Like you, Chairmen, I too feel that Secretary McDonald is the right man to reform the VA. He brings a business acumen that results in honest budget requests, IT modernization, accountability, and under his tenure, the VA has improved.
However, more needs to be done, including:
● Improve the veterans experience
● Modernize VA contact centers, including the Veterans Crisis Line
● Increase access to health care and improve community care
● Continue to reduce veteran homelessness
We all knew this would be a long road, and I ask you to give him the funding and flexibility to continue the work he has started.
Defend Veteran and Military Education Benefits
Since 2009, over one million veterans and their families have come to rely upon the Post-9/11 GI Bill. Among IAVA’s own members, 50 percent of member survey respondents have used the Post-9/11 GI Bill themselves or transferred it to their dependents.
Ignoring these facts, the House’s recent use of the GI Bill as a piggy bank to fund other veterans programs is of great concern to IAVA. While there are initiatives in the omnibus legislation that we have supported, a 50 percent reduction in the housing allowance for veterans’ children who will receive transferred GI Bill benefits is a breach in trust. Congress must Defend the Promise.
IAVA encourages your committees to find alternative funding sources. If not, we will continue to oppose the bill.
Finally, Congress must close the 90/10 loophole that reward for-profit colleges who intentionally that intentionally target veterans. While not every school is a bad actor, and closing the 90/10 loophole is not the only solution, it is a significant step Congress should take to improve education outcomes for veterans.
Chairman Miller, I would like to take this opportunity to thank you for your years of service as Chairman of the House Veterans Affairs Committee and to our nation. You embody the term, “public servant” your leadership will be missed by the nation’s 23 million veterans.
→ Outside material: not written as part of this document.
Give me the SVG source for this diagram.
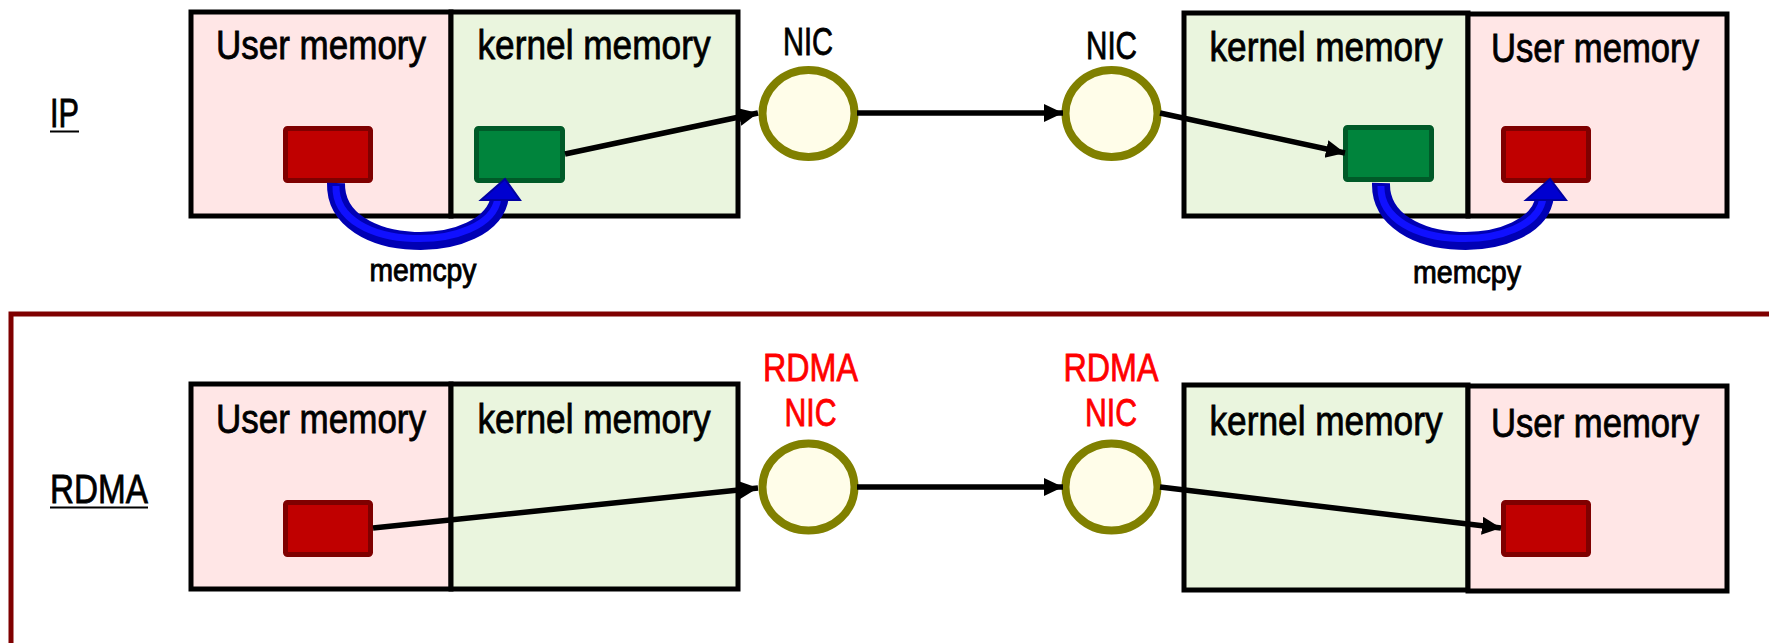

I’d like to leave you with this thought. Veterans are not a charity, we are an investment and should be empowered. Given the challenges of legislating in an election year, Congress must stay focused on continuing that investment.
Thank you again for the opportunity to share IAVA’s priorities with you here today. We look forward to working with each of you in the critical months ahead and I look forward to answering any questions you may have.